At the present time, most power distribution is achieved using high voltage alternating current (AC) such that resistive losses in long power distribution lines can be reduced to acceptable levels. Alternating current allows high voltage power at reduced currents to be converted to a lower voltage and higher current near the location where the power will be consumed by the simple expedient of a transformer. However, most electronic devices or other apparatus that includes such electronic devices as well as power storage devices such as batteries require direct current (DC) power at a closely regulated voltage. DC power can be easily obtained from AC power by rectification using diodes or the like and filtering to obtain an approximate DC voltage from which the required DC voltage may be obtained. Maintaining a DC voltage at a particular desired level within a small tolerance, however, generally requires regulation by an active circuit since practical filters generally cannot hold a DC voltage within tolerances generally required by electronic devices.
While analog voltage regulators have been known for many years, they are inefficient to provide any significant current because of the voltage drop developed across them and the power they consume for that reason. Accordingly, at the present time, switching regulators and power converters such as inverters are much preferred because of the increased efficiency they can potentially provide by rapidly connecting and disconnecting the power input thereto as required to maintain the output voltage at a desired level. Thus, the period when a voltage drop occurs across the regulator or power converter will be limited to relatively short periods of time and overall efficiency can be improved.
However, such switching is necessarily cyclic and some portions of the switching cycle may be less efficient than others due to the instantaneous conduction conditions in the regulator or power converter circuit. The amount of current passing through the regulator or power converter can vary widely over a single switching cycle and between switching cycles, depending on input voltage or output current.
For example, at light loads where conduction losses are reduced, the amount of power consumed by the rapid switching, referred to as switching losses, becomes a significant fraction of the total power consumption of the regulator or power converter. Switching losses can be substantially eliminated by so-called soft switching using MOSFETs such that the internal diode (referred to as a body diode) of the MOSFET will begin to conduct before the MOSFET is switched on. Conversely, at heavy loads where high current is drawn through the regulator or power converter, conduction losses in the switches, generally MOSFETs since they are well-suited to operation in a soft-switching mode, tend to predominate because the conduction path in MOSFETs is substantially resistive. Conduction losses theoretically could be mitigated by placing a large number of MOSFETs in parallel to reduce currents in individual MOSFETs and thus reduce the voltage drop. However such a parallel connection of many switches is not generally practical due to the cost of multiple switching devices.

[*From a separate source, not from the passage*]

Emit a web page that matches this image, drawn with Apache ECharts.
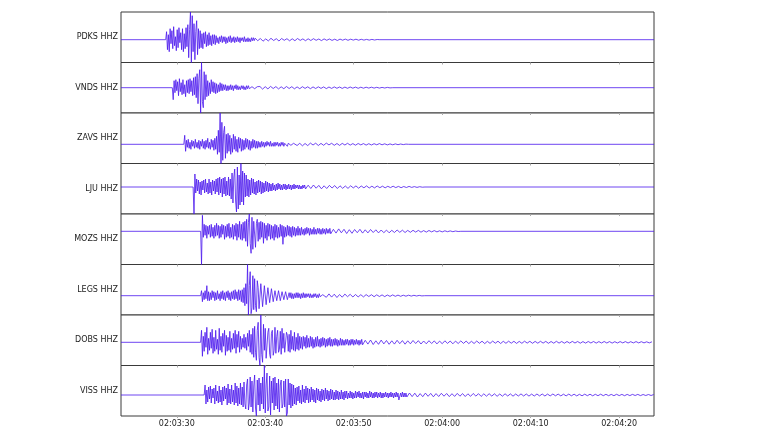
<!DOCTYPE html>
<html>
<head>
<meta charset="utf-8">
<script src="https://cdn.jsdelivr.net/npm/echarts@6/dist/echarts.min.js"></script>
<style>
html,body{margin:0;padding:0;background:#fff;}
#chart{width:768px;height:432px;}
</style>
</head>
<body>
<div id="chart"></div>
<script>
// Time in seconds after 02:03:00
const X_MIN = 23.7;
const X_MAX = 83.93;
const tickSeconds = [30, 40, 50, 60, 70, 80];
const stations = ["PDKS HHZ", "VNDS HHZ", "ZAVS HHZ", "LJU HHZ", "MOZS HHZ", "LEGS HHZ", "DOBS HHZ", "VISS HHZ"];
const onsets = [28.75, 29.5, 30.8, 31.85, 32.7, 32.7, 32.7, 33.1];
const ACTIVE_DT = 0.1;
const TAIL_DT = 0.3;

// Active part of each trace (one sample every ACTIVE_DT s after onset)
const pdksActive = [8,-10,5,-12,11,-4,9,-9,13,-6,3,-11,10,-8,12,-3,7,-10,11,-12,6,-9,12,-7,
  15,-18,10,27.7,-22.8,24,-12,16,-20,8,19,-15,11,-9,
  9,-8,6,-9,7,-4,8,-7,5,-6,7,-5,4,-6,5,-4,5,-5,
  4,-3,2,-4,3,-2,4,-3,3,-2,3,-4,2,-3,3,-2,4,-3,2,-2,3,-3,2,-2,3,-2,2,-3,2,-1,2,-2,3,-2,1,-2,2,-2,1,-2,2,-1,2,-1];
const vndsActive = [-12,7,-5,8,-3,6,-8,9,-4,5,-7,8,-6,3,-9,7,-5,8,-6,9,-4,7,-8,10,-7,11,
  -10,14,-16,9,18,-25.3,25.2,-14,-20,16,-12,13,
  -9,7,-8,5,-6,8,-4,6,-5,5,-6,4,-5,3,-4,5,-3,4,
  -3,3,-2,3,-3,2,-3,2,-2,3,-2,2,-3,2,-1,3,-2,2,-2,1,-2,2,-1,2,-2,1,-2,2,-1,2,-1,1,-2,1,-1,2,-1,1,-1,1,-1,1];
const zavsActive = [9,-7,4,-3,5,-4,2,-5,4,-2,3,-4,5,-3,2,-4,4,-5,3,-2,5,-4,3,-5,4,-3,6,-4,2,-5,5,-3,4,-6,6,-5,
  8,-10,14,-8,31.3,-19.2,22,-16,12,18,-14,10,
  -9,11,-7,9,-10,6,-8,10,-5,8,-7,5,-8,7,-4,6,-7,5,-6,4,-5,6,-3,5,-5,4,-6,3,-4,5,-3,4,-4,3,-4,3,
  -3,2,-3,3,-2,2,-3,2,-2,3,-1,2,-2,3,-2,1,-2,2,-2,2,-1,2,-2,1,-2,2,-1,2,-2,1,-1,2,-2,1,-1,2,-1,1,-2,1];
const ljuActive = [-27,13,-6,8,-4,7,-7,5,-8,6,-3,7,-6,8,-5,4,-7,8,-6,5,-8,7,-4,6,-7,8,-5,9,-8,10,-6,8,-10,9,-7,10,-9,6,-8,10,-9,8,
  -12,14,-16,10,18,-14,-25,20,-22,12,-18,23.5,-15,16,-18,14,-10,12,
  -9,8,-10,7,-8,9,-6,8,-7,5,-8,6,-6,7,-5,6,-7,5,-6,4,-5,6,-4,5,-5,4,
  -4,3,-4,4,-3,2,-4,3,-3,4,-2,3,-3,2,-3,3,-2,3,-3,2,-2,3,-2,2,-3,2,-2,3,-2,2,-1,2,-2,2,-2,1,-2,2,-1,2];
const mozsActive = [-33.2,16,-6,7,-4,6,-7,5,-3,6,-6,7,-5,4,-7,6,-5,8,-4,6,-7,5,-6,7,-3,6,-8,5,-6,7,-5,8,-7,4,-6,7,-8,6,-5,8,-9,7,-6,10,-8,7,-9,9,-7,10,
  -10,12,-15,9,17.3,-12,-22,14,-18,10,12,-16,8,12,
  -10,9,-8,10,-6,9,-12,8,-7,6,-9,8,-5,7,-8,6,-7,5,-9,7,-6,6,-7,4,-6,7,-5,6,-13,5,-6,4,-5,6,-4,5,-5,4,-6,5,-4,4,-5,3,-4,5,
  -4,3,-4,4,-3,2,-4,3,-3,4,-2,3,-4,3,-3,2,-3,4,-3,2,-3,3,-2,3,-3,2,-3,3,-2,2,-3,3,-2,2,-2,3];
const legsActive = [5,-6,3,-4,5,-3,10,-5,4,-5,3,-4,5,-2,4,-5,3,-4,5,-3,2,-5,4,-3,5,-4,3,-5,4,-2,5,-4,3,-5,4,-3,5,-4,6,-3,4,-5,6,-4,5,-6,6,-7,
  8,-10,12,-8,31.2,-19.3,10,24,-18,-12,20,-14,
  17,-10,-16,15,8,-13,-12,12,10,-11,-9,10,8,-9,-7,8,7,-7,-6,7,5,-6,-6,5,6,-5,-4,5,4,-5,-4,4,5,-4,-3,4,3,-4,
  -3,3,-2,3,-3,2,-3,2,-2,3,-2,3,-2,2,-3,2,-2,3,-2,2,-2,2,-1,2,-2,2,-2,1,-2,2,-1,2,-2,1,-2,2,-1,1,-2,1];
const dobsActive = [12,-14,6,-9,10,-5,15,-12,4,-8,10,-6,13,-11,5,-9,12,-7,3,-12,14,-8,6,-10,9,-4,12,-13,7,-9,5,-8,11,-10,4,-7,9,-6,12,-11,8,-5,11,-10,
  6,-7,4,-5,8,-6,5,-8,9,-4,12,-10,8,-12,14,-15,
  16,-10,-18,12,20,-15,-23.2,27.3,-12,-20,18,-8,14,-16,
  -15,10,14,-12,-16,9,12,-13,-8,15,-11,6,12,-10,-7,11,-12,14,-6,9,-10,-11,10,7,-9,8,-10,12,-7,6,-8,10,-9,5,-7,9,-8,6,
  -6,5,-7,6,-4,5,-6,7,-5,4,-5,6,-4,5,-6,3,-5,5,-4,6,-4,3,-5,4,-4,5,-3,4,-5,3,-4,4,-3,5,-4,3,-4,3,-3,4,-3,3,-4,2,-3,4,-3,3,-3,2,-3,3,-2,3,-3,2,-3,3,-2,3,-3,2,-2,3,-2,2,-3,2,-2,3];
const vissActive = [10,-9,5,-7,8,-4,9,-8,6,-3,7,-9,10,-6,4,-8,9,-7,5,-10,8,-6,9,-4,7,-10,11,-8,6,-9,10,-7,5,-10,12,-8,9,-11,7,-9,12,-10,8,-12,13,-9,
  -14,10,16,-15,-8,18,-12,14,-17,9,20,-13,-21,15,-10,17,-16,12,-9,18,-14,29.5,-18,10,22,-16,-12,19,-20,14,-8,17,-15,18,-11,12,-14,16,-17,10,15,-13,-9,14,-12,16,-21,-18,16,-10,12,-13,11,-11,
  10,-9,7,-10,8,-6,9,-8,5,-9,10,-7,6,-8,9,-5,7,-8,6,-7,8,-5,6,-7,5,-8,7,-5,6,-6,4,-7,6,-5,5,-6,7,-4,5,-6,4,-5,6,-4,5,-5,3,-5,5,-4,4,-5,3,-4,5,-4,3,-5,
  4,-3,4,-4,2,-3,4,-3,3,-4,2,-3,4,-3,3,-2,4,-3,2,-3,3,-4,3,-2,3,-3,2,-3,4,-2,3,-3,2,-3,3,-2,3,-3,2,-2,3,-3,2,-3,2,-2,3,-2,2,-3,2,-2,3,-2,2,-3,2,-2,3,-2,2,-5,-3,2,-2,3,-2,2,-2,2];

// Coda tails (one sample every TAIL_DT s after the active part)
const pdksTail = [1.5,-1,1.2,-1.5,0.8,-1.2,1.4,-0.8,1,-1.3,1.2,-0.6,1,-1.1,0.9,-1,1.2,-0.7,0.8,-1,0.9,-0.8,1,-0.6,0.7,-0.9,0.8,-0.6,0.7,-0.7,0.5,-0.8,0.6,-0.5,0.6,-0.6,0.5,-0.4,0.5,-0.5,0.4,-0.4,0.3,-0.4,0.3,-0.3,0.2];
const vndsTail = [1.2,-1.4,1,-1.2,1.3,-0.8,1.1,-1.2,0.9,-1,1.2,-0.8,1,-1.1,0.8,-1,1,-0.7,0.9,-1,0.8,-0.8,0.9,-0.7,0.8,-0.9,0.7,-0.7,0.8,-0.6,0.7,-0.7,0.6,-0.6,0.7,-0.5,0.6,-0.6,0.5,-0.5,0.5,-0.4,0.5,-0.4,0.4,-0.4,0.3,-0.3,0.3,-0.2];
const zavsTail = [1.5,-1.2,1,-1.5,0.8,-1.3,1.2,-0.7,1.1,-1.2,0.9,-1,1.2,-0.6,1,-1,0.8,-1.1,0.9,-0.7,1,-0.8,0.7,-0.9,0.8,-0.6,0.7,-0.8,0.6,-0.7,0.6,-0.5,0.7,-0.5,0.5,-0.6,0.4,-0.5,0.4,-0.4,0.3,-0.3,0.2];
const ljuTail = [-2,1.8,-1.5,2,-1.2,1.6,-1.8,1.2,-1.5,1.6,-1,1.4,-1.5,1.2,-1.3,1,-1.4,1.2,-0.9,1.1,-1.2,1,-0.8,1.1,-1,0.8,-0.9,1,-0.7,0.8,-0.8,0.7,-0.6,0.8,-0.6,0.6,-0.7,0.5,-0.5,0.6,-0.4,0.4,-0.4,0.3,-0.2];
const mozsTail = [-2.5,2,-1.8,2.4,-1.5,2,-2.2,1.6,-2,1.8,-1.4,2,-1.8,1.5,-1.6,1.8,-1.2,1.5,-1.6,1.3,-1.4,1.2,-1.5,1,-1.2,1.3,-1,1.1,-1.2,0.9,-1,1,-0.8,0.9,-0.9,0.7,-0.8,0.8,-0.6,0.7,-0.6,0.5,-0.6,0.5,-0.4,0.4,-0.4,0.3,-0.2];
const legsTail = [2,-1.6,1.8,-1.4,1.5,-1.8,1.2,-1.5,1.6,-1,1.4,-1.3,1.2,-1.2,1,-1.2,1.1,-0.8,1,-1,0.9,-0.8,0.8,-0.9,0.7,-0.7,0.8,-0.6,0.6,-0.6,0.5,-0.5,0.5,-0.4,0.4,-0.3,0.3,-0.2];
const dobsTail = [-2.5,2,-1.8,2.3,-2.2,1.5,-2,2.2,-1.6,1.8,-2,1.5,-1.8,2,-1.4,1.7,-1.9,1.5,-1.5,1.8,-1.2,1.6,-1.7,1.3,-1.5,1.6,-1.2,1.4,-1.6,1.2,-1.4,1.5,-1.1,1.3,-1.5,1.2,-1.2,1.4,-1.1,1.2,-1.3,1,-1.2,1.3,-1,1.1,-1.3,1,-1.1,1.2,-0.9,1.1,-1.2,1,-1,1.1,-0.9,1,-1.1,0.9,-1,1.1,-0.8,1,-1,0.9,-0.9,1,-0.8,0.9,-1,0.8,-0.9,1,-0.8,0.8,-0.9,0.8,-0.8,0.9,-0.7,0.8,-0.9,0.7,-0.8,0.8,-0.7,0.8,-0.8,0.7,-0.7,0.8,-0.7,0.7,-0.8,0.6,-0.7,0.7,-0.6,0.7,-0.7,0.6,-0.6,0.7,-0.6,0.6,-0.6,0.5,-0.6,0.5];
const vissTail = [-2,2,-1.6,1.8,-2,1.4,-1.7,1.9,-1.3,1.6,-1.8,1.4,-1.5,1.7,-1.2,1.5,-1.6,1.3,-1.4,1.6,-1.2,1.4,-1.5,1.2,-1.3,1.5,-1.1,1.3,-1.4,1.2,-1.2,1.3,-1.1,1.2,-1.3,1,-1.2,1.2,-1,1.1,-1.2,1,-1,1.1,-1,1,-1.1,0.9,-1,1,-0.9,1,-1,0.9,-0.9,1,-0.8,0.9,-0.9,0.8,-0.9,0.9,-0.8,0.8,-0.9,0.7,-0.8,0.8,-0.7,0.8,-0.8,0.7,-0.7,0.8,-0.7,0.7,-0.7,0.6,-0.7,0.7,-0.6,0.6,-0.7,0.6,-0.6,0.6,-0.5,0.6,-0.6,0.5,-0.5,0.5,-0.5,0.5];

const actives = [pdksActive, vndsActive, zavsActive, ljuActive, mozsActive, legsActive, dobsActive, vissActive];
const tails = [pdksTail, vndsTail, zavsTail, ljuTail, mozsTail, legsTail, dobsTail, vissTail];

function buildTrace(k) {
  const t0 = onsets[k];
  const d = [[X_MIN, 0], [t0, 0]];
  const a = actives[k];
  for (let i = 0; i < a.length; i++) d.push([t0 + (i + 1) * ACTIVE_DT, a[i]]);
  const ts = t0 + (a.length + 1) * ACTIVE_DT;
  const tl = tails[k];
  for (let j = 0; j < tl.length; j++) d.push([ts + j * TAIL_DT, tl[j]]);
  const te = ts + tl.length * TAIL_DT;
  if (te < X_MAX) { d.push([te, 0]); d.push([X_MAX, 0]); }
  return d;
}

function fmtTime(v) {
  const s = Math.round(v);
  const m = 3 + Math.floor(s / 60);
  const ss = s % 60;
  return '02:' + String(m).padStart(2, '0') + ':' + String(ss).padStart(2, '0');
}

const TOP = 12, PANEL_H = 50.5, LEFT = 121, RIGHT = 114;
const FONT = 'DejaVu Sans';
const grids = [], xAxes = [], yAxes = [], series = [];
stations.forEach((name, k) => {
  grids.push({
    left: LEFT, right: RIGHT, top: TOP + k * PANEL_H, height: PANEL_H,
    show: true, borderColor: '#3a3a3a', borderWidth: 1, backgroundColor: '#fff'
  });
  const last = k === stations.length - 1;
  xAxes.push({
    type: 'value', gridIndex: k, min: X_MIN, max: X_MAX, position: 'bottom',
    axisLine: { show: false, onZero: false },
    splitLine: { show: false },
    axisTick: { show: true, customValues: tickSeconds, length: 2, lineStyle: { color: '#aaa' } },
    axisLabel: {
      show: last, customValues: tickSeconds, formatter: fmtTime,
      fontFamily: FONT, fontSize: 8, color: '#222', margin: 4
    }
  });
  yAxes.push({
    type: 'value', gridIndex: k, min: 'dataMin', max: 'dataMax',
    axisLine: { show: false }, axisTick: { show: false }, axisLabel: { show: false },
    splitLine: { show: false },
    name: name, nameLocation: 'middle', nameRotate: 0, nameGap: 3,
    nameTextStyle: { fontFamily: FONT, fontSize: 8, color: '#222', align: 'right', verticalAlign: 'middle' }
  });
  series.push({
    type: 'line', xAxisIndex: k, yAxisIndex: k, data: buildTrace(k),
    showSymbol: false, symbol: 'none', sampling: null,
    lineStyle: { color: '#4a16ee', width: 0.8 },
    silent: true, animation: false
  });
});

const chart = echarts.init(document.getElementById('chart'), null, { renderer: 'canvas' });
chart.setOption({
  backgroundColor: '#fff',
  animation: false,
  grid: grids, xAxis: xAxes, yAxis: yAxes, series: series
});
</script>
</body>
</html>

Other attempts to improve efficiency of switching devices in regulators and power converters by control of mode of operation have yielded only marginal improvements. Such attempts to tailor mode of operation to load levels are necessarily complex, increasing cost and reducing power density and require some amount of power for operation as well as load sensing. Further, such arrangements have not been able to alter modes of operation within a single switching cycle.
Some of the above causes of inefficiency are particularly intractable in regard to high power inverters which produce AC current from DC input power. While inverters have been known, particularly for low-power applications, they have become of increasing interest in recent years in connection with renewable or so-called “green” energy sources such as solar power or wind-powered generators where conditions for generation of power is necessarily intermittent and energy must be stored in some form such as charge in batteries. Energy stored in such a manner will necessarily be available as a DC voltage which may require conversion to AC power for distribution.
Thus, the inverter output voltage and current will ideally vary sinusoidally at the desired line frequency and the current through the switches on each side of the inverter circuit will vary from zero to a maximum and back to zero during respective half-cycles of the line frequency with the maximum current depending ultimately on the load. Thus, it can be clearly seen that the full range of output current that may be required by the load will be carried by the respective switches of the inverter during respective half-cycle periods of the output and improvements in efficiency have been limited since both light and heavy loads must be accommodated in a single half-line cycle.